WCTV meteorologists say our area has seen one of the driest Marches on record, and this month isn't much better. The drought has begun to affect the area's hay supply.
Dairy farmer Ronnie Walker says like many in our region, a rainfall deficit is making it difficult to stay stocked.
Ronnie said, "We count on it, we got to have it, and there's no way to get around it.”
Walker says he usually goes through about seven bails a day to nourish his cattle.
"They help their digestive system. In our instance we use it to get milk with, so it helps them, which helps produce the appetite of the cow, which increases the dry matter intake, which increases milk production."
The trickle down effect of the hay shortage could cause the price of milk to rise...which already went up 10 to 20 cents last month.
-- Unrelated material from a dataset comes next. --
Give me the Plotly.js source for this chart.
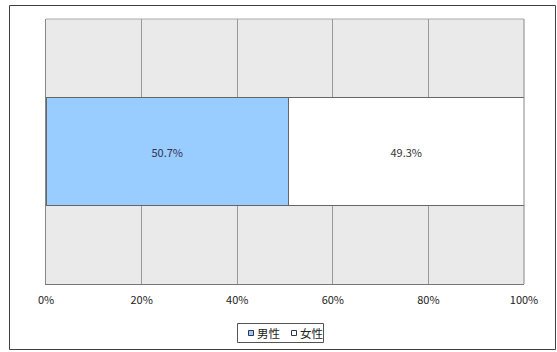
<!DOCTYPE html>
<html>
<head>
<meta charset="utf-8">
<script src="https://cdn.plot.ly/plotly-3.0.1.min.js"></script>
<style>
  html, body { margin: 0; padding: 0; background: #ffffff; }
  #chart { width: 557px; height: 352px; }
</style>
</head>
<body>
<div id="chart"></div>
<script>
// Gender split of respondents (percent of total)
const category = ['回答者'];
const seriesNames = ['男性', '女性'];
const maleValues = [50.7];
const femaleValues = [49.3];
const tickValues = [0, 20, 40, 60, 80, 100];
const tickLabels = ['0%', '20%', '40%', '60%', '80%', '100%'];

const seriesColors = ['#99ccff', '#ffffff'];
const FONT = '"Noto Sans CJK JP", "DejaVu Sans", sans-serif';

// Plot area in pixels
const W = 557, H = 352;
const PL = 46, PR = 524, PT = 19, PB = 284;
const px = x => (x - PL) / (PR - PL);
const py = y => (PB - y) / (PB - PT);

const seriesValues = [maleValues, femaleValues];
const traces = seriesNames.map((name, i) => ({
  type: 'bar',
  orientation: 'h',
  name: name,
  y: category,
  x: seriesValues[i],
  width: 0.405,
  marker: { color: seriesColors[i], line: { color: '#666666', width: 1 } },
  text: seriesValues[i].map(v => v.toFixed(1) + '%'),
  textposition: 'inside',
  insidetextanchor: 'middle',
  textfont: { family: FONT, size: 11, color: i === 0 ? '#333355' : '#333333' },
  hoverinfo: 'skip',
  showlegend: false
}));

const shapes = [
  // outer chart frame
  { type: 'rect', xref: 'paper', yref: 'paper',
    x0: px(9.5), x1: px(555.5), y0: py(5.5), y1: py(349.5),
    line: { color: '#404040', width: 1 }, fillcolor: 'rgba(0,0,0,0)', layer: 'below' },
  // top and right edges of the plot area
  { type: 'line', xref: 'paper', yref: 'paper', x0: 0, x1: 1, y0: 1, y1: 1,
    line: { color: '#aaaaaa', width: 1 } },
  { type: 'line', xref: 'paper', yref: 'paper', x0: 1, x1: 1, y0: 0, y1: 1,
    line: { color: '#888888', width: 1 } },
  // legend box
  { type: 'rect', xref: 'paper', yref: 'paper',
    x0: px(237.5), x1: px(323.5), y0: py(323.5), y1: py(342.5),
    line: { color: '#555555', width: 1 }, fillcolor: '#ffffff' }
];

const annotations = [];
const legendKeyX = [248, 291];
const legendTextX = [255, 298];
seriesNames.forEach((name, i) => {
  shapes.push({ type: 'rect', xref: 'paper', yref: 'paper',
    x0: px(legendKeyX[i] + 0.5), x1: px(legendKeyX[i] + 5.5),
    y0: py(330.5), y1: py(335.5),
    line: { color: '#333355', width: 1 }, fillcolor: seriesColors[i] });
  annotations.push({ xref: 'paper', yref: 'paper',
    x: px(legendTextX[i]), y: py(333), xanchor: 'left', yanchor: 'middle',
    text: name, showarrow: false,
    font: { family: FONT, size: 11.5, color: '#222222' } });
});

const layout = {
  width: W, height: H,
  margin: { l: PL, r: W - PR, t: PT, b: H - PB, pad: 0 },
  paper_bgcolor: '#ffffff',
  plot_bgcolor: '#eaeaea',
  barmode: 'stack',
  showlegend: false,
  font: { family: FONT, size: 11, color: '#222222' },
  xaxis: {
    range: [0, 100],
    tickvals: tickValues,
    ticktext: tickLabels,
    showgrid: true,
    gridcolor: '#999999',
    gridwidth: 1,
    zeroline: false,
    showline: true,
    linecolor: '#777777',
    linewidth: 1,
    ticks: '',
    ticklabelstandoff: 6,
    tickfont: { family: FONT, size: 11, color: '#222222' },
    fixedrange: true
  },
  yaxis: {
    range: [-0.5, 0.5],
    showticklabels: false,
    showgrid: false,
    zeroline: false,
    showline: true,
    linecolor: '#888888',
    linewidth: 1,
    ticks: '',
    fixedrange: true
  },
  shapes: shapes,
  annotations: annotations
};

Plotly.newPlot('chart', traces, layout, { displayModeBar: false, staticPlot: true });
</script>
</body>
</html>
Dora Cullers, a Madison County resident, said, "The price is already high enough. I don't think it should go any higher. We should be getting some down prices. I know we can't make the rain come but we need more rain."
Eyewitness News meteorologists say the rainfall deficit for 2007 is nine and a third inches, and one and a half inches for April so far.
Ronnie added, "Water is the blood. Without it it's hard to grow anything."
Walker says it would take 20 inches of rain to bring moisture back to normal ranges. Our area's forecast doesn't show relief for another week or so.